TASK INSTRUCTIONS →
Only the lines from the line containing "Give me the" to the line containing "from matplotlib.ticker import MultipleLocator", with both of those lines, are to be repeated exactly. Leave the images out.

══ DATA SHOWN ══

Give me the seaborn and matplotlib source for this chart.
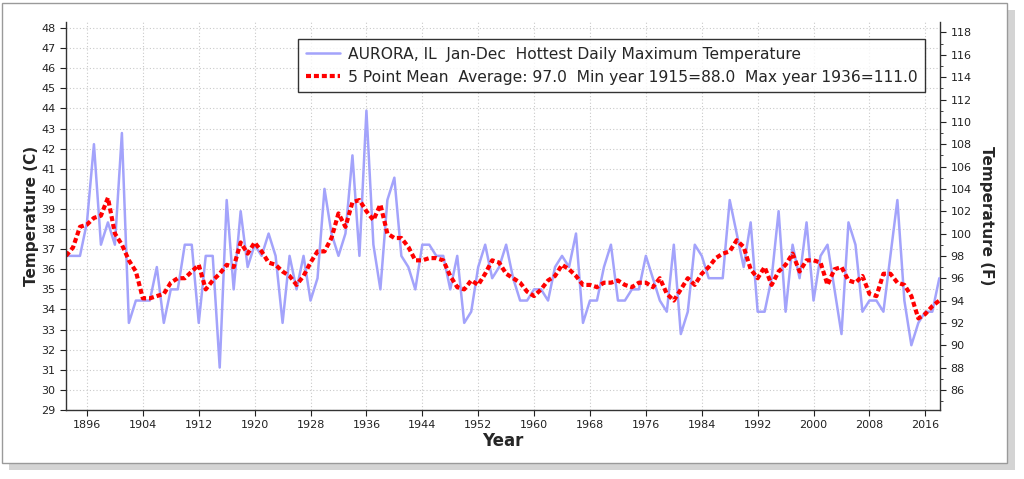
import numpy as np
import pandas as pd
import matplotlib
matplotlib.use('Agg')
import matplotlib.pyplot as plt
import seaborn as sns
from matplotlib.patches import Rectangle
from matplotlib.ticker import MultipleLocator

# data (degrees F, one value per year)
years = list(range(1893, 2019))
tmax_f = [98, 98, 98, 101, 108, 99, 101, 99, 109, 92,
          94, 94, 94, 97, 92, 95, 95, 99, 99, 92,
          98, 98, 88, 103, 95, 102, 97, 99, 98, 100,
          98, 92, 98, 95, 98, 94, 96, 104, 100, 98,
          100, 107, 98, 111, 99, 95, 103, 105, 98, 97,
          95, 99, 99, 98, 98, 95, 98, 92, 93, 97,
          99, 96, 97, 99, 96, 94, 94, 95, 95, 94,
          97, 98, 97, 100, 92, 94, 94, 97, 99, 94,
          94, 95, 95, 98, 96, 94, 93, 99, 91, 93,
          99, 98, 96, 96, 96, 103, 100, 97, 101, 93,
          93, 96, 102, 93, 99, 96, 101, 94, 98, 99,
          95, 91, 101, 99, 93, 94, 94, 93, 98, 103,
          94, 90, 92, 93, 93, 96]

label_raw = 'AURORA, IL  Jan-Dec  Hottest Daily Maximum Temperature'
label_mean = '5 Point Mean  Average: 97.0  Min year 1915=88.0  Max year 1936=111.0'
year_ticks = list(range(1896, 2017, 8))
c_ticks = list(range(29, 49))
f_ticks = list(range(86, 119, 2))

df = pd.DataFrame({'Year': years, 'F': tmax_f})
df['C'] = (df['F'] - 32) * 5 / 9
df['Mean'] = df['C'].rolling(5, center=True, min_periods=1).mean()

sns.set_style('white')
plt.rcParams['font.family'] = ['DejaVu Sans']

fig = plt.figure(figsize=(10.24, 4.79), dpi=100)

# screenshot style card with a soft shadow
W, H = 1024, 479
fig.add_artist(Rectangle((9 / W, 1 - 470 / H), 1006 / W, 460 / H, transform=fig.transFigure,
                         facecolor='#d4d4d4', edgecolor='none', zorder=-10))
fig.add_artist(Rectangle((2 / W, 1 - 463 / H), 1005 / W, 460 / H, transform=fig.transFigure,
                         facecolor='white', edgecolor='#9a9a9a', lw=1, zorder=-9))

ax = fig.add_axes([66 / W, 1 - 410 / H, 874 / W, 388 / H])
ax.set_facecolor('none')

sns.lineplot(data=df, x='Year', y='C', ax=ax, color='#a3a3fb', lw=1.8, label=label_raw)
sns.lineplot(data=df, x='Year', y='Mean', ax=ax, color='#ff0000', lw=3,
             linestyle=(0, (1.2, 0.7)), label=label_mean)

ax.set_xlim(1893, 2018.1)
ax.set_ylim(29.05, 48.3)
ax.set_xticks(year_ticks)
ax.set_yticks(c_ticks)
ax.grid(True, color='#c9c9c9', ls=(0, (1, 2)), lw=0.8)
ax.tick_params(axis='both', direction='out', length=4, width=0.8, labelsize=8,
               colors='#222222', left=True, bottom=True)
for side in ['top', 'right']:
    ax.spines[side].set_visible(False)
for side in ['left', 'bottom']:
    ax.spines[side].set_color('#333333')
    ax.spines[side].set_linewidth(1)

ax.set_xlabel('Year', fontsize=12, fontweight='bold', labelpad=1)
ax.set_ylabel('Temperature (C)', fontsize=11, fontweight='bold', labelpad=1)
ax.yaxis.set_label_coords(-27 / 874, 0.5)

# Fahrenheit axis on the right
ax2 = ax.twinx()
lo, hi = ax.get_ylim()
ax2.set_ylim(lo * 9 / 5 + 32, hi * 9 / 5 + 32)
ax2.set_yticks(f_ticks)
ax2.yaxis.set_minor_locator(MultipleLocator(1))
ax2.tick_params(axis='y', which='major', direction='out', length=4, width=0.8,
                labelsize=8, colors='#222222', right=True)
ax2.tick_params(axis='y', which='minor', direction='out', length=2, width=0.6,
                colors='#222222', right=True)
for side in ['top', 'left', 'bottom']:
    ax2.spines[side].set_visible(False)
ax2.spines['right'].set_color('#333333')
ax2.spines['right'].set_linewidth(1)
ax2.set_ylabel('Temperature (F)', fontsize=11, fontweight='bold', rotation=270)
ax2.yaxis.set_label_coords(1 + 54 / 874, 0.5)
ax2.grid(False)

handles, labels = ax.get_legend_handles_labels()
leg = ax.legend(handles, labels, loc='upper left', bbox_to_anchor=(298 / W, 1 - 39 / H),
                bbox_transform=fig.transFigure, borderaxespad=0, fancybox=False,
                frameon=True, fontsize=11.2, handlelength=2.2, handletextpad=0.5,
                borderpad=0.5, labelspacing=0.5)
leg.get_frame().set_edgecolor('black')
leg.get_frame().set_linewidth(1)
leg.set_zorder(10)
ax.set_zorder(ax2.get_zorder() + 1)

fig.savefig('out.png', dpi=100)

═══
══ DATA SHOWN ══

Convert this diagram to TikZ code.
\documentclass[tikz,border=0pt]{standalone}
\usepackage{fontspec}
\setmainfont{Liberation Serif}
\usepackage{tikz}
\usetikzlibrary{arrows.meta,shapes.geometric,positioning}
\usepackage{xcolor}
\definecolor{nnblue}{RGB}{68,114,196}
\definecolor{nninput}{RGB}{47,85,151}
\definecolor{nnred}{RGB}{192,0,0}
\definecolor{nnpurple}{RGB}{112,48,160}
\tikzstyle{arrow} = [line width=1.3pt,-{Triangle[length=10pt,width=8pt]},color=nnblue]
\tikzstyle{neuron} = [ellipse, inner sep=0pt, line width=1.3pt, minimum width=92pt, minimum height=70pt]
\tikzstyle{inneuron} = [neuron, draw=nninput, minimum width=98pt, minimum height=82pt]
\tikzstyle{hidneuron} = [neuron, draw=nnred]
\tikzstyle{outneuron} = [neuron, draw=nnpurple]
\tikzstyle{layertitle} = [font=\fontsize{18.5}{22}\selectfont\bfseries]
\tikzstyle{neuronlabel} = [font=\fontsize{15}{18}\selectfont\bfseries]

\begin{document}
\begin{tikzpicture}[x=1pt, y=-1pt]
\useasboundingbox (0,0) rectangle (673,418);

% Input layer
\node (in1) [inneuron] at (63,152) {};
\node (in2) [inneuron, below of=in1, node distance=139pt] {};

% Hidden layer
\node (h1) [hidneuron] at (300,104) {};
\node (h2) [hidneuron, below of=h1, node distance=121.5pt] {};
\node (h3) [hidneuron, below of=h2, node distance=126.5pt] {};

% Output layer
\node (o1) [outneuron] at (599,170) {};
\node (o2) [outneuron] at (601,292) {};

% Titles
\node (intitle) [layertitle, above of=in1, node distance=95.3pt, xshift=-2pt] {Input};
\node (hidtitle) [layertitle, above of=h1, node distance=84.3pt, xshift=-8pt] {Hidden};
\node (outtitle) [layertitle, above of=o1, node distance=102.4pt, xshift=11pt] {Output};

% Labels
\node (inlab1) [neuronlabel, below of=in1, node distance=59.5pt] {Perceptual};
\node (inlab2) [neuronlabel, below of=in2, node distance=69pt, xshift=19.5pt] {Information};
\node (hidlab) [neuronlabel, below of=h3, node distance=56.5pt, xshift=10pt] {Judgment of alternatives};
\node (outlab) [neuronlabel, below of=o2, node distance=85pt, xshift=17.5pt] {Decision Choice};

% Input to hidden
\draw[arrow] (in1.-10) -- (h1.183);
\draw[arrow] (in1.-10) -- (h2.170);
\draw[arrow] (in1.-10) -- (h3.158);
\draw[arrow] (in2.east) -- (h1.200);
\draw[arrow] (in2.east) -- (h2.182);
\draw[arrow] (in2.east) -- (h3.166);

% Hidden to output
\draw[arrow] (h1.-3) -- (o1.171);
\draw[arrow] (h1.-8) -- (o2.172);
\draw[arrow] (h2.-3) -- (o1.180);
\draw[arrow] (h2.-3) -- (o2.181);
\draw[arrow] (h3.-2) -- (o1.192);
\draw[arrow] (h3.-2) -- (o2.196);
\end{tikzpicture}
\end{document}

═══

OUTPUT →
Give me the seaborn and matplotlib source for this chart.
import numpy as np
import pandas as pd
import matplotlib
matplotlib.use('Agg')
import matplotlib.pyplot as plt
import seaborn as sns
from matplotlib.patches import Rectangle
from matplotlib.ticker import MultipleLocator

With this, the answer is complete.